*Instructions to follow*:
The lines to extract run from the first line of the material below to the line containing "import plotly.graph_objects as go", both included; leave the pictures behind.

================================

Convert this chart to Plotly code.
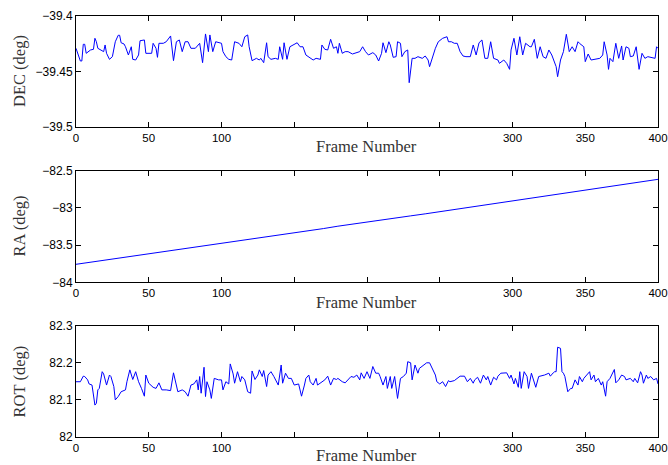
import plotly.graph_objects as go

# ---------------- data ----------------
dec_frames = [0,3,4,5,6,7,10,12,13,14,15,17,19,20,21,23,25,27,29,30,31,33,34,36,38,39,41,43,44,47,48,52,53,55,56,57,60,62,65,67,69,71,73,75,77,79,82,85,87,89,91,92,94,96,99,100,101,103,105,107,109,112,114,116,118,119,121,123,124,126,127,129,131,132,134,137,139,140,142,143,145,147,149,152,154,156,158,161,163,165,168,169,171,173,175,177,179,180,181,183,185,187,190,195,197,199,201,204,206,208,210,211,213,215,216,218,220,221,223,224,226,228,229,231,233,235,238,240,242,243,245,247,249,251,252,255,256,258,260,262,264,266,268,271,272,273,275,277,279,281,283,285,287,290,291,294,296,298,299,301,303,305,307,309,312,313,315,317,319,321,323,325,327,328,330,331,333,335,337,339,341,343,345,346,349,350,352,354,358,360,362,363,365,366,367,369,371,373,375,376,378,380,381,383,385,387,389,391,393,395,398,399,400]
dec_values = [-39.4293,-39.4407,-39.4407,-39.4257,-39.4257,-39.4338,-39.4308,-39.4302,-39.4203,-39.4234,-39.4293,-39.4308,-39.4323,-39.4263,-39.4338,-39.4392,-39.4368,-39.4234,-39.4176,-39.4176,-39.4243,-39.4254,-39.4279,-39.4353,-39.4279,-39.4392,-39.4398,-39.4353,-39.4225,-39.4218,-39.4338,-39.4338,-39.4248,-39.4293,-39.4374,-39.4248,-39.4248,-39.4234,-39.4182,-39.4404,-39.4234,-39.4218,-39.4323,-39.4234,-39.4234,-39.4293,-39.4293,-39.4248,-39.4422,-39.4164,-39.4323,-39.4173,-39.4323,-39.4234,-39.4248,-39.4248,-39.4323,-39.4368,-39.4392,-39.4398,-39.4234,-39.4248,-39.4279,-39.4189,-39.4173,-39.4279,-39.4404,-39.4392,-39.4383,-39.4398,-39.4383,-39.4422,-39.4243,-39.4368,-39.4392,-39.4383,-39.4392,-39.4279,-39.4392,-39.4243,-39.4392,-39.4279,-39.4263,-39.4243,-39.4279,-39.4279,-39.4353,-39.4383,-39.4398,-39.4383,-39.4392,-39.4263,-39.4302,-39.4308,-39.4212,-39.4293,-39.4279,-39.4338,-39.4248,-39.4338,-39.4323,-39.4323,-39.4344,-39.4323,-39.4279,-39.4323,-39.4353,-39.4332,-39.4353,-39.4407,-39.4338,-39.4243,-39.4332,-39.4234,-39.4263,-39.4374,-39.4368,-39.4234,-39.4248,-39.4368,-39.4323,-39.4308,-39.4602,-39.4383,-39.4383,-39.4368,-39.4383,-39.4362,-39.4398,-39.4458,-39.4368,-39.4293,-39.4234,-39.4212,-39.4203,-39.4189,-39.4234,-39.4234,-39.4248,-39.4248,-39.4323,-39.4362,-39.4368,-39.4368,-39.4308,-39.4263,-39.4353,-39.4243,-39.4218,-39.4383,-39.4383,-39.4234,-39.4383,-39.4398,-39.4428,-39.4398,-39.4428,-39.4482,-39.4308,-39.4203,-39.4353,-39.4189,-39.4353,-39.4248,-39.4279,-39.4279,-39.4212,-39.4383,-39.4279,-39.4368,-39.4383,-39.4308,-39.4353,-39.4392,-39.4458,-39.4548,-39.4398,-39.4323,-39.4167,-39.4323,-39.4279,-39.4323,-39.4234,-39.4248,-39.4279,-39.4413,-39.4344,-39.4398,-39.4392,-39.4383,-39.4353,-39.4234,-39.4353,-39.4482,-39.4383,-39.4413,-39.4248,-39.4383,-39.4272,-39.4398,-39.4279,-39.4293,-39.4368,-39.4362,-39.4279,-39.4482,-39.4338,-39.4383,-39.4368,-39.4374,-39.4383,-39.4279,-39.4293]

ra_frames = [0,10,20,30,40,50,60,70,80,90,100,110,120,130,140,150,160,170,180,190,200,210,220,230,240,250,260,270,280,290,300,310,320,330,340,350,360,370,380,390,400]
ra_values = [-83.758,-83.730,-83.703,-83.672,-83.650,-83.618,-83.592,-83.563,-83.536,-83.507,-83.476,-83.452,-83.420,-83.393,-83.368,-83.333,-83.305,-83.278,-83.246,-83.220,-83.190,-83.163,-83.133,-83.107,-83.080,-83.051,-83.022,-82.994,-82.964,-82.937,-82.907,-82.878,-82.849,-82.818,-82.790,-82.759,-82.730,-82.700,-82.672,-82.645,-82.616]

rot_frames = [0,3,5,6,8,9,11,13,14,15,16,18,19,21,23,24,26,27,29,31,34,35,37,38,39,41,43,45,47,48,50,53,55,57,59,62,65,67,68,70,73,75,77,79,81,83,84,85,86,88,89,90,92,93,95,98,100,101,103,105,106,108,109,111,113,114,116,118,120,121,123,125,126,128,129,131,132,134,136,137,139,141,142,144,146,148,150,153,155,157,158,160,161,163,165,166,169,171,173,175,177,179,180,183,185,187,189,191,193,195,196,198,200,202,204,206,208,209,211,213,214,216,217,219,221,223,225,227,228,230,231,233,235,236,239,241,243,245,247,248,250,252,254,256,257,260,262,264,267,269,271,273,274,276,278,280,282,283,285,287,289,290,292,294,296,298,299,301,302,304,305,306,308,310,311,313,314,316,318,320,322,325,326,328,329,330,331,333,334,335,336,338,340,341,343,345,346,348,349,351,353,354,356,357,359,361,362,364,365,367,369,370,371,373,375,377,378,381,383,384,386,388,389,390,392,393,395,397,399,400]
rot_values = [82.149,82.149,82.164,82.163,82.154,82.143,82.140,82.086,82.091,82.127,82.131,82.176,82.170,82.140,82.167,82.163,82.136,82.100,82.109,82.122,82.127,82.149,82.181,82.167,82.155,82.176,82.149,82.131,82.110,82.167,82.145,82.134,82.131,82.146,82.127,82.127,82.125,82.173,82.154,82.122,82.127,82.122,82.110,82.140,82.143,82.154,82.127,82.163,82.118,82.188,82.109,82.149,82.127,82.104,82.158,82.154,82.154,82.127,82.149,82.143,82.197,82.170,82.145,82.176,82.149,82.163,82.154,82.122,82.118,82.178,82.155,82.167,82.181,82.163,82.179,82.136,82.167,82.176,82.163,82.154,82.140,82.194,82.145,82.172,82.158,82.158,82.140,82.143,82.110,82.140,82.158,82.167,82.149,82.140,82.158,82.140,82.149,82.154,82.164,82.140,82.158,82.155,82.158,82.149,82.146,82.154,82.163,82.161,82.167,82.154,82.173,82.158,82.176,82.158,82.190,82.172,82.172,82.163,82.140,82.163,82.131,82.163,82.131,82.163,82.104,82.158,82.163,82.172,82.203,82.200,82.154,82.194,82.172,82.185,82.194,82.200,82.200,82.185,82.167,82.149,82.143,82.149,82.136,82.152,82.149,82.152,82.158,82.164,82.164,82.149,82.158,82.145,82.154,82.161,82.145,82.167,82.154,82.163,82.140,82.161,82.154,82.164,82.172,82.172,82.173,82.158,82.167,82.143,82.158,82.134,82.176,82.131,82.176,82.163,82.131,82.172,82.158,82.134,82.163,82.164,82.167,82.172,82.164,82.173,82.176,82.176,82.242,82.239,82.176,82.172,82.163,82.122,82.131,82.131,82.154,82.140,82.163,82.149,82.158,82.167,82.176,82.154,82.167,82.149,82.158,82.140,82.149,82.110,82.149,82.158,82.176,82.182,82.146,82.154,82.167,82.163,82.154,82.158,82.149,82.158,82.146,82.176,82.167,82.145,82.167,82.158,82.163,82.154,82.158,82.143]

x_tickvals = [0, 50, 100, 150, 200, 250, 300, 350, 400]
x_ticktext = ["0", "50", "100", "", "", "", "300", "350", "400"]

dec_tickvals = [-39.5, -39.45, -39.4]
dec_ticktext = ["\u221239.5", "\u221239.45", "\u221239.4"]
ra_tickvals = [-84, -83.5, -83, -82.5]
ra_ticktext = ["\u221284", "\u221283.5", "\u221283", "\u221282.5"]
rot_tickvals = [82, 82.1, 82.2, 82.3]
rot_ticktext = ["82", "82.1", "82.2", "82.3"]

y_titles = ["DEC (deg)", "RA (deg)", "ROT (deg)"]
x_title = "Frame Number"

# ---------------- figure ----------------
W, H = 668, 465
line = dict(color="#0000ff", width=1)

fig = go.Figure()
fig.add_trace(go.Scatter(x=dec_frames, y=dec_values, mode="lines", line=line, xaxis="x", yaxis="y", showlegend=False))
fig.add_trace(go.Scatter(x=ra_frames, y=ra_values, mode="lines", line=line, xaxis="x2", yaxis="y2", showlegend=False))
fig.add_trace(go.Scatter(x=rot_frames, y=rot_values, mode="lines", line=line, xaxis="x3", yaxis="y3", showlegend=False))

def px_x(x):
    return x / W

def px_y(y):
    return 1 - y / H

x_dom = [px_x(76), px_x(658)]
def ydom(top_px, bot_px):
    return [px_y(bot_px), px_y(top_px)]

tickfont = dict(family="Liberation Sans, Arial, sans-serif", size=12, color="black")
xtickfont = dict(family="Liberation Sans, Arial, sans-serif", size=11.5, color="black")
common_x = dict(range=[0, 400], tickvals=x_tickvals, ticktext=x_ticktext, ticks="inside", ticklen=5,
                tickcolor="black", showline=True, linecolor="black", linewidth=1, mirror="ticks",
                showgrid=False, zeroline=False, tickfont=xtickfont, domain=x_dom, automargin=False,
                ticklabeloverflow="allow")
common_y = dict(ticks="inside", ticklen=5, tickcolor="black", showline=True, linecolor="black",
                linewidth=1, mirror="ticks", showgrid=False, zeroline=False, tickfont=tickfont,
                automargin=False, ticklabeloverflow="allow")

fig.update_layout(
    width=W, height=H, margin=dict(l=0, r=0, t=0, b=0, autoexpand=False),
    paper_bgcolor="white", plot_bgcolor="white",
    xaxis=dict(common_x, anchor="y"),
    xaxis2=dict(common_x, anchor="y2"),
    xaxis3=dict(common_x, anchor="y3"),
    yaxis=dict(common_y, anchor="x", domain=ydom(15.7, 127), range=[-39.5, -39.4],
               tickvals=dec_tickvals, ticktext=dec_ticktext),
    yaxis2=dict(common_y, anchor="x2", domain=ydom(170.7, 282.3), range=[-84, -82.5],
                tickvals=ra_tickvals, ticktext=ra_ticktext),
    yaxis3=dict(common_y, anchor="x3", domain=ydom(325.7, 437), range=[82, 82.3],
                tickvals=rot_tickvals, ticktext=rot_ticktext),
)

title_font = dict(family="Liberation Serif, Times New Roman, serif", size=16.5, color="#333333")
y_centers = [71, 226.5, 381.4]
x_label_y = [146, 302.5, 455]
for t, yc in zip(y_titles, y_centers):
    fig.add_annotation(text=t, xref="paper", yref="paper", x=px_x(19), y=px_y(yc),
                       xanchor="center", yanchor="middle", textangle=-90, showarrow=False,
                       font=title_font)
for yc in x_label_y:
    fig.add_annotation(text=x_title, xref="paper", yref="paper", x=px_x(366), y=px_y(yc),
                       xanchor="center", yanchor="middle", showarrow=False, font=title_font)

# remove the default page margin so the 668x465 figure fills the window exactly
fig.write_html("out.html", config={"displayModeBar": False},
               post_script="document.body.style.margin='0';document.body.style.overflow='hidden';")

================================

*Correct answer*:
Convert this chart to Plotly code.
import plotly.graph_objects as go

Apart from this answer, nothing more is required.